(Code that draws figures)
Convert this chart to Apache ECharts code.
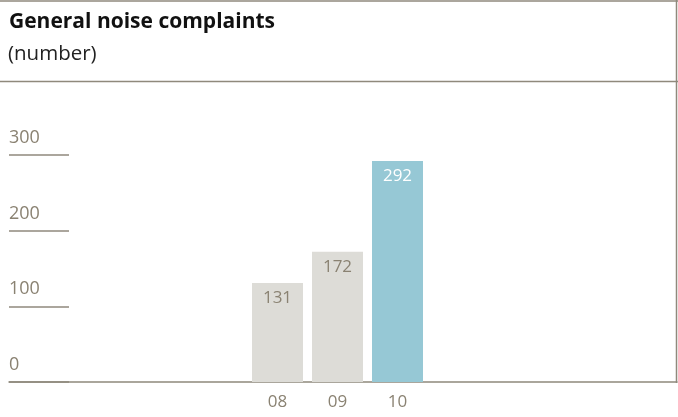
<!DOCTYPE html>
<html><head><meta charset="utf-8">
<script src="https://cdn.jsdelivr.net/npm/echarts@6/dist/echarts.min.js"></script>
<style>html,body{margin:0;padding:0;background:#fff}#c{width:678px;height:417px}</style>
</head><body><div id="c"></div>
<script>
const categories = ["08", "09", "10"];
const values = [131, 172, 292];
const barColors = ["#dddcd7", "#dddcd7", "#96c8d5"];
const labelColors = ["#8a8272", "#8a8272", "#ffffff"];
const yTicks = [0, 100, 200, 300];

const lineColor = "#8f897c";
const textColor = "#8a8272";
const font = "'Open Sans', 'Noto Sans', sans-serif";

const chart = echarts.init(document.getElementById('c'), null, {renderer: 'canvas'});
const gTop = 155, gBottom = 35;
chart.setOption({
  animation: false,
  title: [
    {text: "General noise complaints", left: 9, top: 12, padding: 0,
     textStyle: {fontFamily: font, fontWeight: 'bold', fontSize: 21, color: '#111'}},
    {text: "(number)", left: 8, top: 44, padding: 0,
     textStyle: {fontFamily: font, fontWeight: 'normal', fontSize: 20.5, color: '#222'}}
  ],
  graphic: [
    {type: 'line', shape: {x1: 0, y1: 1, x2: 678, y2: 1}, style: {stroke: lineColor, lineWidth: 1.5}},
    {type: 'line', shape: {x1: 0, y1: 81.5, x2: 678, y2: 81.5}, style: {stroke: lineColor, lineWidth: 1.5}},
    {type: 'line', shape: {x1: 676.5, y1: 0, x2: 676.5, y2: 383}, style: {stroke: lineColor, lineWidth: 1.5}}
  ],
  grid: [
    {left: 9, right: 1, top: gTop, bottom: gBottom},
    {left: 9, width: 60, top: gTop, bottom: gBottom},
    {left: 247.5, width: 180, top: gTop, bottom: gBottom}
  ],
  xAxis: [
    {gridIndex: 0, type: 'value', min: 0, max: 1, axisLine: {show: true, lineStyle: {color: lineColor, width: 1.5}},
     axisTick: {show: false}, axisLabel: {show: false}, splitLine: {show: false}},
    {gridIndex: 1, type: 'value', min: 0, max: 1, axisLine: {show: false},
     axisTick: {show: false}, axisLabel: {show: false}, splitLine: {show: false}},
    {gridIndex: 2, type: 'category', data: categories, axisLine: {show: false}, axisTick: {show: false},
     axisLabel: {color: textColor, fontSize: 17, fontFamily: font, margin: 12}}
  ],
  yAxis: [
    {gridIndex: 0, type: 'value', min: 0, max: 300, interval: 100, show: false},
    {gridIndex: 1, type: 'value', min: 0, max: 300, interval: 100,
     axisLine: {show: false}, axisTick: {show: false},
     splitLine: {show: true, lineStyle: {color: lineColor, width: 1.5}},
     axisLabel: {inside: true, margin: 0, align: 'left', verticalAlign: 'bottom', padding: [0, 0, 8, 0],
                 color: textColor, fontSize: 18, fontFamily: font,
                 customValues: yTicks}},
    {gridIndex: 2, type: 'value', min: 0, max: 300, interval: 100, show: false}
  ],
  series: [{
    type: 'bar', xAxisIndex: 2, yAxisIndex: 2, barWidth: 51,
    data: values.map((v, i) => ({value: v, itemStyle: {color: barColors[i]},
      label: {color: labelColors[i]}})),
    label: {show: true, position: 'insideTop', distance: 7, fontSize: 17, fontFamily: font}
  }]
});
</script></body></html>
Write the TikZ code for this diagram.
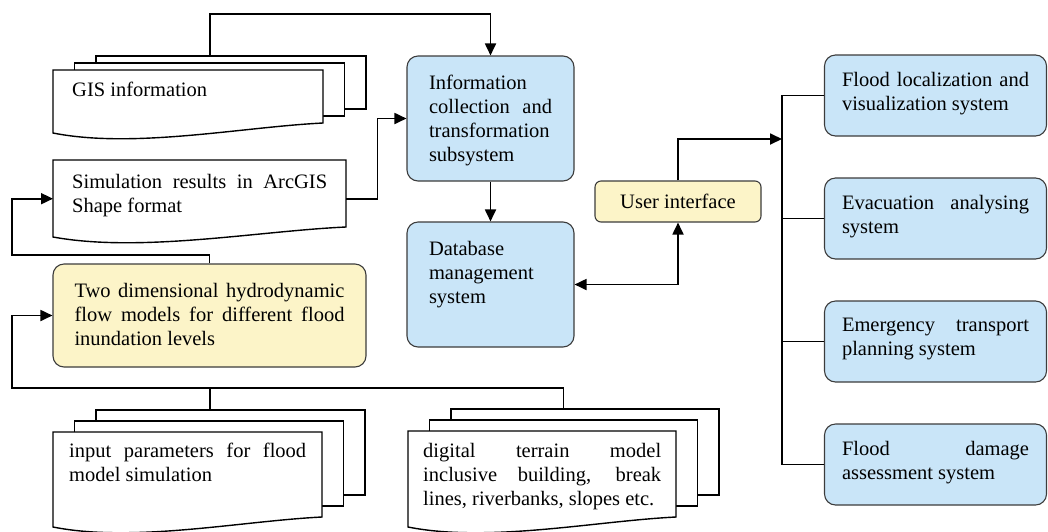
\documentclass[tikz,border=0pt]{standalone}
\usepackage{fontspec}
\setmainfont{Liberation Serif}
\usepackage{tikz}
\usetikzlibrary{arrows.meta,positioning}
\definecolor{boxblue}{RGB}{201,229,248}
\definecolor{boxyellow}{RGB}{252,244,200}
\definecolor{boxline}{RGB}{60,60,60}
\hyphenpenalty=10000
\exhyphenpenalty=10000
\tolerance=10000
\hbadness=10000
\vbadness=10000
\newcommand{\boxtxt}[4]{\parbox[c][#1pt][t]{#2pt}{\vspace*{#3pt}#4}}
\newcommand{\docpage}[4]{%
  \draw[page] (#1,#2) -- (#1+#3,#2) -- (#1+#3,#2+#4-10)
    .. controls (#1+0.7*#3,#2+#4-6) and (#1+0.3*#3,#2+#4+16) .. (#1,#2+#4) -- cycle;}
\newcommand{\docstack}[5]{%
  \foreach \k in {2,1}
    \draw[page] (#1+21.5*\k,#2-\k*#5) rectangle (#1+#3+21.5*\k,#2+#4-10-\k*#5);
  \docpage{#1}{#2}{#3}{#4}}

\begin{document}
\begin{tikzpicture}[x=1pt,y=-1pt,>={Triangle[length=12pt,width=11pt]},
    every node/.style={font=\fontsize{20.5}{24}\selectfont,inner sep=0pt},
    bluebox/.style={draw=boxline,line width=1.1pt,fill=boxblue,rounded corners=11pt},
    yellowbox/.style={bluebox,fill=boxyellow},
    page/.style={draw=black,line width=1.4pt,fill=white},
    doc/.style={anchor=north west},
    wire/.style={line width=1.8pt}]
  \useasboundingbox (0,0) rectangle (1048,531);

  \docstack{53}{70}{270}{63}{7}
  \node[doc,minimum width=270pt] (gis) at (53,70) {\boxtxt{63}{232}{12}{GIS information}};
  \docpage{53}{160}{293}{77}
  \node[doc,minimum width=293pt] (sim) at (53,160) {\boxtxt{77}{255}{14}{Simulation results in ArcGIS Shape format}};
  \docstack{53}{432}{269}{95}{11}
  \node[doc,minimum width=269pt] (input) at (53,432) {\boxtxt{95}{237}{11}{input parameters for flood model simulation}};
  \docstack{408}{431}{268}{96}{11}
  \node[doc,minimum width=268pt] (dtm) at (408,431) {\boxtxt{96}{238}{12}{digital terrain model inclusive building, break lines, riverbanks, slopes etc.}};

  \node[yellowbox,minimum width=313pt] (twod) at (209.5,315.5) {\boxtxt{103}{270}{19}{Two dimensional hydrodynamic flow models for different flood inundation levels}};
  \node[bluebox,minimum width=167pt] (info) at (490.5,118.5) {\boxtxt{125}{123}{19}{Information collection and transformation subsystem}};
  \node[bluebox,minimum width=167pt] (db) at (490.5,284.5) {\boxtxt{125}{123}{19}{Database management system}};
  \node[yellowbox,rounded corners=6pt,minimum width=166pt,minimum height=41pt] (ui) at (678,201.5) {User interface};

  \node[bluebox,minimum width=222pt] (loc) at (935.5,95.5) {\boxtxt{81}{187}{17}{Flood localization and visualization system}};
  \node[bluebox,minimum width=222pt] (evac) [on grid,below=123pt of loc] {\boxtxt{81}{187}{17}{Evacuation analysing system}};
  \node[bluebox,minimum width=222pt] (transp) [on grid,below=123pt of evac] {\boxtxt{81}{187}{17}{Emergency transport planning system}};
  \node[bluebox,minimum width=222pt] (damage) [on grid,below=123pt of transp] {\boxtxt{81}{187}{17}{Flood damage assessment system}};

  \coordinate (gis-top) at (210,56);
  \coordinate (input-top) at (210,410);
  \coordinate (dtm-top) at (563.5,409);
  \coordinate (loop-a) at (12,255);
  \coordinate (loop-b) at (12,388);
  \coordinate (bus) at (782,139);

  \draw[wire,->] (gis-top) -- ++(0,-42) -| (info.north);
  \draw[wire,->] (sim.east) -- ++(31,0) |- (info.west);
  \draw[wire,->] (info) -- (db);
  \draw[wire,<->] (db.east) -| (ui.south);
  \draw[wire,->] (ui.north) |- (bus);
  \draw[wire] (loc.west) -- (loc.west -| bus) -- (damage.west -| bus) -- (damage.west);
  \foreach \b in {evac,transp}
    \draw[wire] (\b.west) -- (\b.west -| bus);
  \draw[wire,->] (twod.north) |- (loop-a) |- (sim.west);
  \draw[wire,->] (dtm-top) |- (loop-b) |- (twod.west);
  \draw[wire] (input-top) -- (input-top |- loop-b);
\end{tikzpicture}
\end{document}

- [Aim]:
Copy nothing past the line containing "const yTicks = [0, 100, 200, 300];": reproduce every line from the start of the records up to it, skipping pictures.

- [Final answer]:
Convert this chart to Apache ECharts code.
<!DOCTYPE html>
<html><head><meta charset="utf-8">
<script src="https://cdn.jsdelivr.net/npm/echarts@6/dist/echarts.min.js"></script>
<style>html,body{margin:0;padding:0;background:#fff}#c{width:678px;height:417px}</style>
</head><body><div id="c"></div>
<script>
const categories = ["08", "09", "10"];
const values = [131, 172, 292];
const barColors = ["#dddcd7", "#dddcd7", "#96c8d5"];
const labelColors = ["#8a8272", "#8a8272", "#ffffff"];
const yTicks = [0, 100, 200, 300];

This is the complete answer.